No one else in Carroll County has ever won three state titles, and Hoff did it in the days when every school competed in the state tournament at Catonsville Community College. There were no separate divisions for public, private and Catholic schools.
"I guess you could say I just used my natural talent and strength to beat up on people," said Hoff, who grew up on a farm and still works on two beef cattle farms near Reese in Carroll County. "I was physically strong and into it mentally. It seemed like I remembered everything people taught me. It all just clicked for me."
Hoff, 36, never had to worry about making weight and didn't think much about technique -- the two major concerns of modern-day wrestlers.
Throwing bales of hay around on the farm and doing all the other heavy-duty work of a farmer were more than enough to keep him in shape to win state titles at 138 in 1974, 145 in 1975 and 155 in 1976.
"Steve had what it takes to be a champion," said his coach, Wes Keffer, who is now retired. "He was extremely strong and had a good work ethic. He did chores in the morning, came to school, practiced with the team, went home and did more chores in the evening, and then came back to school to practice on his own later at night in the wrestling room."
Being a quick learner and having the strength of a bull prompted the University of Kentucky to recruit Hoff.
"They wanted him but Steve told me to tell all the colleges he wasn't interested," said Keffer. "He wanted to stay on the farm."
However, Hoff did leave the farm for a week to participate in an Olympic training program in Brockport, N.Y., shortly after graduating from high school in 1976.
He dropped out of the program after a week, saying he "had no one to push him."
"Sometimes I think about what I missed by not staying in the program," said Hoff. "It was more like a job than a lot of fun like it was in high school.

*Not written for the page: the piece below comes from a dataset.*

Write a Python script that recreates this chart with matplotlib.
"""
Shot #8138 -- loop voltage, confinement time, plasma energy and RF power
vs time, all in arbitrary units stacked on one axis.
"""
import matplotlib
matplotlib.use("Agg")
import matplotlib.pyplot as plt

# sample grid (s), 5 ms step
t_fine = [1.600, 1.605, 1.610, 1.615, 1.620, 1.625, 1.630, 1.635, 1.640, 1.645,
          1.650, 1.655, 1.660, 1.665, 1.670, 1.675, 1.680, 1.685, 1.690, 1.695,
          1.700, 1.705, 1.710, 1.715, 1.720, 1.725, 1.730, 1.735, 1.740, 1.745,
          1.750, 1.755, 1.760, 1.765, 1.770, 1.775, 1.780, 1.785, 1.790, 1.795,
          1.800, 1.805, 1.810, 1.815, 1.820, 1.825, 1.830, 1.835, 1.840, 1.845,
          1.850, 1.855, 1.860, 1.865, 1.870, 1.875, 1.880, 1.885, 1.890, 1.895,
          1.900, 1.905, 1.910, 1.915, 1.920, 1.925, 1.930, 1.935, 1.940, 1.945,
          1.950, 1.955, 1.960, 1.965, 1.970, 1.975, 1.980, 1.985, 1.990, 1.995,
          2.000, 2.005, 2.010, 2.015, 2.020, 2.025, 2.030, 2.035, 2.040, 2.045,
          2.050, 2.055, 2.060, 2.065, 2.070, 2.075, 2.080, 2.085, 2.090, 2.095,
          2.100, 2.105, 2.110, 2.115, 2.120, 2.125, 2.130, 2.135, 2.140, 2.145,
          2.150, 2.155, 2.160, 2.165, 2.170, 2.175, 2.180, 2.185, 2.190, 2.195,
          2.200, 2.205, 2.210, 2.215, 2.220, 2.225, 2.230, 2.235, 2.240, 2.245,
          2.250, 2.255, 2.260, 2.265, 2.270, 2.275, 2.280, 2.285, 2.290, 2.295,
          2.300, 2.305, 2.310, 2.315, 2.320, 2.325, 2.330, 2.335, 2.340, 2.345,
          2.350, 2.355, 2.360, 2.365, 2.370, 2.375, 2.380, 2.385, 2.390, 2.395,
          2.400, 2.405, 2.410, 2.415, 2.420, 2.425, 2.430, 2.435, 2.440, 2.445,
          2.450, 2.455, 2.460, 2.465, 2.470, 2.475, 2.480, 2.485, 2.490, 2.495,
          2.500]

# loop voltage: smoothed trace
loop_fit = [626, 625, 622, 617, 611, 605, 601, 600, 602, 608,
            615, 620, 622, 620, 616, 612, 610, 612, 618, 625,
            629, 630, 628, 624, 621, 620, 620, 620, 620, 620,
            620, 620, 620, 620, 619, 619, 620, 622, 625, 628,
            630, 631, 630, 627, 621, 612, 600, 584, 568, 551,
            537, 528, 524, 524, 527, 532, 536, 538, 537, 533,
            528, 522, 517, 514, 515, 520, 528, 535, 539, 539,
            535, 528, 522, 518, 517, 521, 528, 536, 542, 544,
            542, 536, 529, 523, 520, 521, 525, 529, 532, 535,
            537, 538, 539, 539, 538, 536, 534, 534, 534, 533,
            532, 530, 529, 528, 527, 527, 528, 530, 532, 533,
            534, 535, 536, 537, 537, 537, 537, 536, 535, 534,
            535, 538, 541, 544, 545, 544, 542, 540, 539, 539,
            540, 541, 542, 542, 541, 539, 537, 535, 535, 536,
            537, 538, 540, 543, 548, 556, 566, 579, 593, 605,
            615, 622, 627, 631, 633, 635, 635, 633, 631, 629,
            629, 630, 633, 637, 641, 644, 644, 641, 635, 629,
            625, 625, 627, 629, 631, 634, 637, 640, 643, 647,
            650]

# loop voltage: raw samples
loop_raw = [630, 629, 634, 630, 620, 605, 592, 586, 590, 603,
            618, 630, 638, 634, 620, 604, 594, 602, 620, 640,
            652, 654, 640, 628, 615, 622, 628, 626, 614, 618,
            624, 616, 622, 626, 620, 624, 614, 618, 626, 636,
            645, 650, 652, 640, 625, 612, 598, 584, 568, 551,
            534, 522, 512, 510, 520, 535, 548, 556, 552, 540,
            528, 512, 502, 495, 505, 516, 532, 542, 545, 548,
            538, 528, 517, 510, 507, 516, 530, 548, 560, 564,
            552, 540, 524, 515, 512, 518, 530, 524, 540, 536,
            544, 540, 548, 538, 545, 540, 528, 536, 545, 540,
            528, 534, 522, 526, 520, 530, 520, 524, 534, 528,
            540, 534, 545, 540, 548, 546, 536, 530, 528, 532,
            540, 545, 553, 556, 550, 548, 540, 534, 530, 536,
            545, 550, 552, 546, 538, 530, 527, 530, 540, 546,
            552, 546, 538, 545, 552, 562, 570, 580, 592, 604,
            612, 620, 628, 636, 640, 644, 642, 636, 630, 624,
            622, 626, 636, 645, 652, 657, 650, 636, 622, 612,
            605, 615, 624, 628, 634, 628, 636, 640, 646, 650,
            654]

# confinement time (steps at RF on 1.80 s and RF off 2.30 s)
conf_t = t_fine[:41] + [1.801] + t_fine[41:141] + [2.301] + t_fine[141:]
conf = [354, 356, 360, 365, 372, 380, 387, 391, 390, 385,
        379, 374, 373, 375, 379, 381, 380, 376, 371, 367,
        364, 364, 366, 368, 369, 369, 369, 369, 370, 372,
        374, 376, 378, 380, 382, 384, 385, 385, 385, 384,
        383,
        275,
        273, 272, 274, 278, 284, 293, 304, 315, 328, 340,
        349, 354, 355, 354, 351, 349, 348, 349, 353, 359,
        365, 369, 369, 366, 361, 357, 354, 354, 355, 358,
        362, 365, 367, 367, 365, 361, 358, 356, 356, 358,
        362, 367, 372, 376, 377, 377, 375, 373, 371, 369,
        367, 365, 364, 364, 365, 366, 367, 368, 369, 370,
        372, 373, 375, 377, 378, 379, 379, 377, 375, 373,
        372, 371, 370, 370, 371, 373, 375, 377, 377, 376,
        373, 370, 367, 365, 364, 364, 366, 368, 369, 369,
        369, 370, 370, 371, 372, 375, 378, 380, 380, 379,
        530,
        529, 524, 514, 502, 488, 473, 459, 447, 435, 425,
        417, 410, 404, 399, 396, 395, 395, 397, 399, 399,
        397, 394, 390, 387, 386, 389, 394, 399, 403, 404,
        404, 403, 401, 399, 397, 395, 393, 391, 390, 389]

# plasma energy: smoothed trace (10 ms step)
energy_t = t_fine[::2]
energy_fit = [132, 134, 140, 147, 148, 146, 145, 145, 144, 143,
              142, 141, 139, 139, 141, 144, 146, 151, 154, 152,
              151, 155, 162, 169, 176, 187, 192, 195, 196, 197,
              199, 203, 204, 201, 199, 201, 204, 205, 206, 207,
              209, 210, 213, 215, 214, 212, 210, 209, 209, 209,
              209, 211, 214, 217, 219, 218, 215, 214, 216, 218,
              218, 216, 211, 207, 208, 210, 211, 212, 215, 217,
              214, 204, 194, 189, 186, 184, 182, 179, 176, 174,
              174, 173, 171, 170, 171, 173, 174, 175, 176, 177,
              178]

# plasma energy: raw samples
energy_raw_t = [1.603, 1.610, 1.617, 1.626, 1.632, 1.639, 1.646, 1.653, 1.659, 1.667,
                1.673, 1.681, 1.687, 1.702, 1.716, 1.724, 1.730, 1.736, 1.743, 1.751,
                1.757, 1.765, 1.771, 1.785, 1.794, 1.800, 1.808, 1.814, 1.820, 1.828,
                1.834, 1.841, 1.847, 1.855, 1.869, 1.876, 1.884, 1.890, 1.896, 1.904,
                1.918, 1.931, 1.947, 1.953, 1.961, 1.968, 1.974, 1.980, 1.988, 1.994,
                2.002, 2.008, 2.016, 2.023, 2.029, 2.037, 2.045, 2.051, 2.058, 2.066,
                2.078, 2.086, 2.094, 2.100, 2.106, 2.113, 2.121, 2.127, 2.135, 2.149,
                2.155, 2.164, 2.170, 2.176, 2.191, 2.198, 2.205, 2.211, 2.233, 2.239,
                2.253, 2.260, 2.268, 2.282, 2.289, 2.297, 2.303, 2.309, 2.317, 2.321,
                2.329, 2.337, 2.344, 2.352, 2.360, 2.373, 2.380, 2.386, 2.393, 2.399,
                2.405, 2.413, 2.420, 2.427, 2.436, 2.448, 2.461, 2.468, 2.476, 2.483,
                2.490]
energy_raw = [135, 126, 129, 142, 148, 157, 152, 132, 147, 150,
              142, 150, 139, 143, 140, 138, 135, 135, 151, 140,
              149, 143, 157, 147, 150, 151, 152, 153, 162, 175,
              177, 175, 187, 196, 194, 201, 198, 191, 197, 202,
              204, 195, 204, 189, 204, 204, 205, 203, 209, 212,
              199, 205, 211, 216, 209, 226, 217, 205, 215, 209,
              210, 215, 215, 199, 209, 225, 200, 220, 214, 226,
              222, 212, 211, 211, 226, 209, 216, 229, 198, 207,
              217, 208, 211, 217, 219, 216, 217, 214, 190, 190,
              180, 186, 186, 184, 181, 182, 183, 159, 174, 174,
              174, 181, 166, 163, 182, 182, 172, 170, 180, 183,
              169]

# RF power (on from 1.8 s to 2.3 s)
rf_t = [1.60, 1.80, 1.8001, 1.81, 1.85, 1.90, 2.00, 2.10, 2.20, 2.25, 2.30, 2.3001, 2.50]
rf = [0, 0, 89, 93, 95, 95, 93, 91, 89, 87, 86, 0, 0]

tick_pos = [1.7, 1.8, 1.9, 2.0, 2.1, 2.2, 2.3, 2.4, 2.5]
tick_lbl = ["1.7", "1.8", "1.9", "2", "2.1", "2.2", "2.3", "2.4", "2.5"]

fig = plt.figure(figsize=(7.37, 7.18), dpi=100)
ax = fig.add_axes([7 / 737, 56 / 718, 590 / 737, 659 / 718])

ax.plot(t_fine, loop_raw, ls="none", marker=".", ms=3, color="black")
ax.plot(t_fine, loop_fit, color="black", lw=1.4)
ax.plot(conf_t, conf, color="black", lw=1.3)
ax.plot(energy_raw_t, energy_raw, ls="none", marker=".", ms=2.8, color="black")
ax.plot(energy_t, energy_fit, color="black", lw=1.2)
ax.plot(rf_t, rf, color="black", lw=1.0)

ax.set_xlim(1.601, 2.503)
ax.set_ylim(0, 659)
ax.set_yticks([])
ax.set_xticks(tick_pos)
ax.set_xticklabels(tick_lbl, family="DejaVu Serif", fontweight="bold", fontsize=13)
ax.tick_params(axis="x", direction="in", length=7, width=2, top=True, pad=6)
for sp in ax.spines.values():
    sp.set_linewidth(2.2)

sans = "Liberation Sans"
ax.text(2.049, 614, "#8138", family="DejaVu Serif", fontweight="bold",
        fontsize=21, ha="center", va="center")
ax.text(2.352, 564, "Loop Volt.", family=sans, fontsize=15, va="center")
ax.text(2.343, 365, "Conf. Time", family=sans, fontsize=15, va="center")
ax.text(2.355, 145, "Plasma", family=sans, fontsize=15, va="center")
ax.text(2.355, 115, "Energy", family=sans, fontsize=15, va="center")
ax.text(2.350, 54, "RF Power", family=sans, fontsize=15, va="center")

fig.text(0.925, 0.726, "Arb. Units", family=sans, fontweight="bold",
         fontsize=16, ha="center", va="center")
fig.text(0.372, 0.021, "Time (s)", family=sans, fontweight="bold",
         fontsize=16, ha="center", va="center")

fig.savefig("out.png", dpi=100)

You spent four hours learning three moves and there was a strict schedule set up for you. Everything's different in Olympic freestyle wrestling."
His zest for wrestling didn't die and he returned to the sport as a coach in the Francis Scott Key junior program, preparing many youngsters for a high school career.
The three-time champ has been an important factor in the Eagles replacing North Carroll at the top of the ladder in Carroll County high school wrestling this season.
Randy Owings is Hoff's second cousin and was then participating in the Key program. Now a senior at Key, Owings has won two state titles and hopes to join Hoff as Carroll County's only three-time state champions in two weeks at the states.
Several Westminster High wrestling enthusiasts have asked Hoff to coach the Owls, but he said his farm schedule prevents it.
"It felt good to win those titles," said Hoff, whose sone, Steve III, is a junior 130-pounder for the Owls. "I was always able to stay focused on the mat no matter what else happened around me."